DCRB 1B3 AACR2 comparison

DCRB 1B3

1B3.

The title proper can take a variety of forms, some of which are exemplified below:

Titles proper inclusive of other titles or other title information appearing before the title proper on the title page:

Seculum Davidicum redivivum, The divine right of the revolution scripturally and rationally evinced and applied

(By virtue of its typographical prominence, the English title is clearly the chief title)

Prize dissertation, which was honored with the Magellanic Gold Medal, by the American Philosophical Society, January, 1793. Cadmus: or, A treatise on the elements of written language

(Cadmus ... is clearly more prominent than Prize dissertation ...)

Hereafter foloweth a litel boke called Colyn Cloute

Titles proper inclusive of alternative titles:

Christianographie, or, The description of the multitude and sundry sorts of Christians in the vvorld not subject to the Pope

Titles proper consisting solely of the name of a responsible person or body:

Salustius

Diss büch heÿusset Lucidarius

Titles proper inclusive of a caption (see 1F for caption titles on single-sheet publications):

First page:

To the Honourable Commissioners appointed by Act of Parliament for enquiring into the Losses and Services of the American Loyalists.

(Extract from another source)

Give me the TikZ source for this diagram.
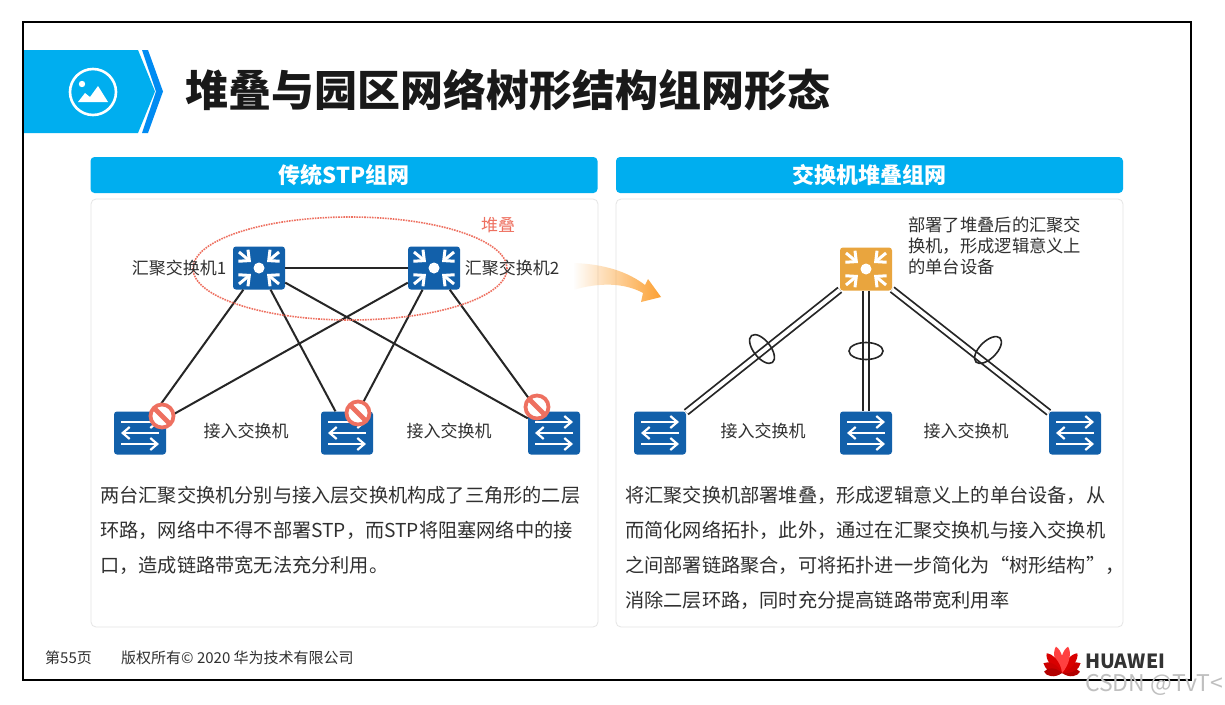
\documentclass[tikz,border=0pt]{standalone}
\usepackage{fontspec}
\usepackage{xcolor}
\setmainfont{Noto Sans CJK SC}
\usetikzlibrary{arrows.meta,shapes.geometric,fadings}
\definecolor{hwcyan}{RGB}{0,174,239}
\definecolor{hwblue}{RGB}{18,96,170}
\definecolor{hworange}{RGB}{233,165,62}
\definecolor{hwarrow}{RGB}{252,160,50}
\definecolor{hwsalmon}{RGB}{238,112,96}
\definecolor{hwtext}{RGB}{48,48,48}
\tikzset{
  panelbox/.style={draw=black!10,line width=0.8pt,rounded corners=5pt,minimum width=507pt,minimum height=428pt,inner sep=0pt},
  headbox/.style={fill=hwcyan,rounded corners=4pt,minimum width=507pt,minimum height=36pt,inner sep=0pt,text=white,font=\fontsize{22}{26}\selectfont\bfseries},
  device/.style={rounded corners=3pt,minimum width=52pt,minimum height=43pt,inner sep=0pt},
  label/.style={text=hwtext,inner sep=0pt,font=\fontsize{17}{21}\selectfont},
  bodytext/.style={text=hwtext,inner sep=0pt,align=left,anchor=north west,font=\fontsize{19.2}{35}\selectfont},
  link/.style={draw=black!85,line width=2pt},
  duallink/.style={draw=black!85,line width=1.8pt,double=white,double distance=4pt},
  bundle/.style={draw=black!85,line width=1.6pt,ellipse,minimum width=34pt,minimum height=17pt,inner sep=0pt},
  aggicon/.pic={
    \foreach \sx/\sy in {1/1,1/-1,-1/1,-1/-1} {
      \draw[white,line width=3pt,-{Straight Barb[length=8pt,width=15pt]}] (\sx*20,\sy*16) -- (\sx*8,\sy*6);
    }
    \fill[white] (0,0) circle (5.5);
  },
  accicon/.pic={
    \draw[white,line width=2.2pt,-{Straight Barb[length=7pt,width=12pt]}] (-19,-11) -- (19,-11);
    \draw[white,line width=2.2pt,-{Straight Barb[length=7pt,width=12pt]}] (19,0) -- (-19,0);
    \draw[white,line width=2.2pt,-{Straight Barb[length=7pt,width=12pt]}] (-19,11) -- (19,11);
  },
  stopsign/.pic={
    \draw[hwsalmon,fill=white,line width=3.8pt] (0,0) circle (11.5);
    \draw[hwsalmon,line width=4.8pt] (-8,-8) -- (8,8);
  },
}
\begin{document}
\begin{tikzpicture}[x=1pt,y=-1pt]
  \useasboundingbox (0,0) rectangle (1225,704);
  \fill[white] (0,0) rectangle (1225,704);
  \draw[black,line width=2.6pt] (23,22) rectangle (1191,680);
  % title band
  \fill[hwcyan] (24,50) -- (138,50) -- (155,91.5) -- (138,133) -- (24,133) -- cycle;
  \fill[hwcyan!80!blue] (142,50) -- (148,50) -- (163,91.5) -- (148,133) -- (142,133) -- (156,91.5) -- cycle;
  \draw[white,line width=2.6pt] (93,92) circle (23);
  \fill[white] (82,84) circle (3.2);
  \fill[white] (78,102) -- (85,93) -- (90,97) -- (98,86) -- (108,102) -- cycle;
  \node[anchor=west,inner sep=0pt,text=black!90,font=\fontsize{43}{50}\selectfont\bfseries] (title) at (185,90) {堆叠与园区网络树形结构组网形态};
  % panels
  \node[panelbox] (panela) at (344.5,413) {};
  \node[panelbox] (panelb) at (869.5,413) {};
  \node[headbox] (heada) at (344,175) {传统STP组网};
  \node[headbox] (headb) at (869.5,175) {交换机堆叠组网};
  % left network
  \node[device,fill=hwblue] (swa) at (259,268) {};
  \node[device,fill=hwblue] (swb) at (434,268) {};
  \node[device,fill=hwblue] (acca) at (140,433) {};
  \node[device,fill=hwblue] (accb) at (347,433) {};
  \node[device,fill=hwblue] (accc) at (554,433) {};
  \draw[link] (swa) -- (swb);
  \foreach \a in {swa,swb} {
    \foreach \b in {acca,accb,accc} {
      \draw[link] (\a) -- (\b);
    }
  }
  \node[ellipse,draw=hwsalmon,line width=1.6pt,densely dotted,minimum width=314pt,minimum height=103pt,inner sep=0pt] (stack) at (350,268.5) {};
  \foreach \n in {swa,swb} {
    \pic at (\n) {aggicon};
  }
  \foreach \n in {acca,accb,accc} {
    \pic at (\n) {accicon};
  }
  \pic at (162,416) {stopsign};
  \pic at (358,413) {stopsign};
  \pic at (537,407) {stopsign};
  \node[label] (laba) at (179,268) {汇聚交换机1};
  \node[label] (labb) at (512,268) {汇聚交换机2};
  \node[label] (labc) at (246,431) {接入交换机};
  \node[label] (labd) at (449,431) {接入交换机};
  \node[label,text=hwsalmon] (labe) at (498,225) {堆叠};
  \node[bodytext] (texta) at (100,485.5) {两台汇聚交换机分别与接入层交换机构成了三角形的二层\\环路，网络中不得不部署STP，而STP将阻塞网络中的接\\口，造成链路带宽无法充分利用。};
  % arrow between panels
  \fill[hwarrow,path fading=west] (573,263) .. controls (605,264) and (628,272) .. (645,285) -- (648,279) -- (661,297) -- (641,302) -- (643,293) .. controls (625,283) and (600,282) .. (573,290) -- cycle;
  % right network
  \node[device,fill=hworange] (swc) at (866,269) {};
  \node[device,fill=hwblue] (accd) at (660,433) {};
  \node[device,fill=hwblue] (acce) at (866,433) {};
  \node[device,fill=hwblue] (accf) at (1075,433) {};
  \foreach \b in {accd,acce,accf} {
    \draw[duallink] (swc) -- (\b);
  }
  \pic at (swc) {aggicon};
  \foreach \n in {accd,acce,accf} {
    \pic at (\n) {accicon};
  }
  \node[bundle,rotate=-52] (buna) at (762,349) {};
  \node[bundle] (bunb) at (866,351) {};
  \node[bundle,rotate=45] (bunc) at (988,350) {};
  \node[label] (labf) at (763,431) {接入交换机};
  \node[label] (labg) at (966,431) {接入交换机};
  \node[label,anchor=north west,align=left,font=\fontsize{17.3}{21}\selectfont] (labh) at (908,217) {部署了堆叠后的汇聚交\\换机，形成逻辑意义上\\的单台设备};
  \node[bodytext] (textb) at (625,485.5) {将汇聚交换机部署堆叠，形成逻辑意义上的单台设备，从\\而简化网络拓扑，此外，通过在汇聚交换机与接入交换机\\之间部署链路聚合，可将拓扑进一步简化为“树形结构”，\\消除二层环路，同时充分提高链路带宽利用率};
  % footer
  \node[label,font=\fontsize{15}{18}\selectfont] (page) at (68.5,658) {第55页};
  \node[label,anchor=west,font=\fontsize{15}{18}\selectfont] (copy) at (121,658) {版权所有© 2020 华为技术有限公司};
  \foreach \a/\l/\c in {-86/18/red!70!black,-62/21/red!80!black,-38/25/red!85!black,-13/27/red!75,13/27/red!75,38/25/red!85!black,62/21/red!80!black,86/18/red!70!black} {
    \fill[\c,rotate around={\a:(1062,673)}] (1062,673) .. controls (1062-6,673-\l*0.4) and (1062-4.5,673-\l*0.85) .. (1062,673-\l) .. controls (1062+4.5,673-\l*0.85) and (1062+6,673-\l*0.4) .. (1062,673);
  }
  \node[anchor=west,inner sep=0pt,text=black!80,font=\fontsize{19.5}{22}\selectfont\bfseries] (logo) at (1085,661) {HUAWEI};
  \node[anchor=west,inner sep=0pt,text=black!25,font=\fontsize{23}{26}\selectfont] (mark) at (1085,685) {CSDN @TvT<};
\end{tikzpicture}
\end{document}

The memorial of Silvester Gardiner humbly sheweth, ...

Transcription:

To the honourable commisioners appointed by act of Parliament for enquiring into the losses and services of the American loyalists. The memorial of Silvester Gardiner ...

AACR2 1.1B2.

If the title proper includes a statement of responsibility or the name of a publisher, distributor, etc., and the statement or name is an integral part of the title proper (i.e., connected by a case ending or other grammatical construction), transcribe it as part of the title proper.

Marlowe’s plays

Eileen Ford’s a more beautiful you in 21 days

Ernst Günther läser Balzac

La route Shell

AACR2 1.1B3.

If the title proper consists solely of the name of a person or body responsible for the item, transcribe such a name as the title proper.

Georges Brassens

Conference on Industrial Development in the Arab Countries

Comparison:

These sections are said to be parallel in the concordance, but 1.1B2 actually is not. AACR2 1.1B2 is in fact parallel to part of DCRB 1B1. AACR2 1.1B2 is parallel only in the sense that one of the examples on p. 11 falls under it.

Comment:

DCRB 1B3 is nothing more than an enumeration of examples. Does this belong here? Would it be better in the glossary?

I am dubious about the second example on p. 10. If "Cadmus …" is "clearly more prominent" than "Prize dissertation," shouldn’t that be the title proper and the rest other title information (transposed)? (See discussion of 1B1).

Example 3, p. 11, is not an example of a title proper consisting solely of the name of a responsible person or body, unless someone is actually called "Diss büch …"

Recommendations:

Consider moving this to the glossary, or better, to the Examples book.

Find a better example illustrating a title proper consisting solely of the name of a responsible person or body.